O número de mulheres idosas tende a crescer mais que o de homens. Isso preocupa a Cepal, ao constatar que já existe desigualdade de gênero nos sistemas de pensões, seja por via direta, no próprio desenho dos sistemas, ou indireta, derivada da trajetória das mulheres no mercado de trabalho, que ganham menos e têm cotizações interrompidas por causa da vida reprodutiva.
Além disso, como a tarefa de cuidar de crianças e idosos costuma caber às mulheres, a Cepal sugere que os países caminhem rumo à igualdade, garantindo que elas permaneçam no mercado e satisfaçam suas aspirações.

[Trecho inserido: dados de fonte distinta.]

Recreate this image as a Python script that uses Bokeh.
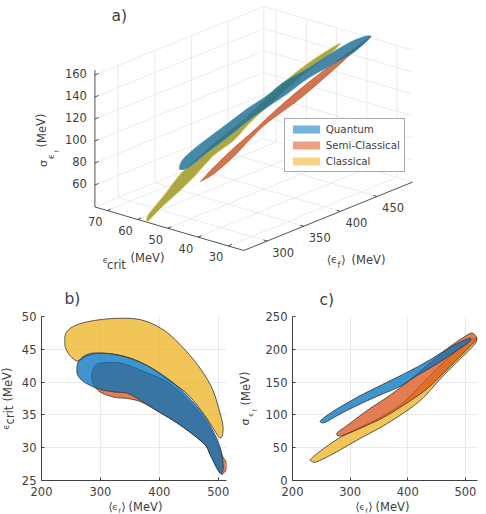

O relatório divulgado pela Cepal recomenda prioridade para a consolidação de políticas ou sistemas integrados de cuidados nos países, a universalização do acesso aos serviços de saúde e ao desenvolvimento de políticas específicas para garantir proteção social a todos os idosos, "considerando o redesenho dos sistemas de pensão para permitir que esse grupo tenha acesso à segurança econômica".
No Brasil, atualmente, existem 58 pessoas de 60 anos ou mais para cada 100 menores de 15 anos. Em 2030, serão 104. Em 2050, 201.
O país ocupa a 17ª posição no ritmo de envelhecimento entre 38 nações analisadas, ficando atrás, entre outros, de Cuba, que será o mais envelhecido da região a partir de 2040.
Ainda que considere que os desafios para esses sistemas serão maiores a partir de 2020, pois aumentará a dependência dos mais velhos, como Brasil e Argentina, o estudo conclui que é necessário que os estados consolidem sistemas de pensões de cobertura universal e com forte componente de solidariedade para a igualdade.
Para tanto, o estudo recomenda que os estados busquem ampliar a cobertura; melhorar a solidariedade do componente contributivo mediante regras para os cotizantes que beneficiem os setores com pensões insuficientes transferências financiadas com rendas gerais ou mediante solidariedade contributiva; integrar os esquemas contributivos e não contributivos (em uma lógica de direitos universais); manter os incentivos à contribuição e garantir a sustentabilidade financeira, com a integração de uma perspectiva de igualdade de gênero em sua formulação.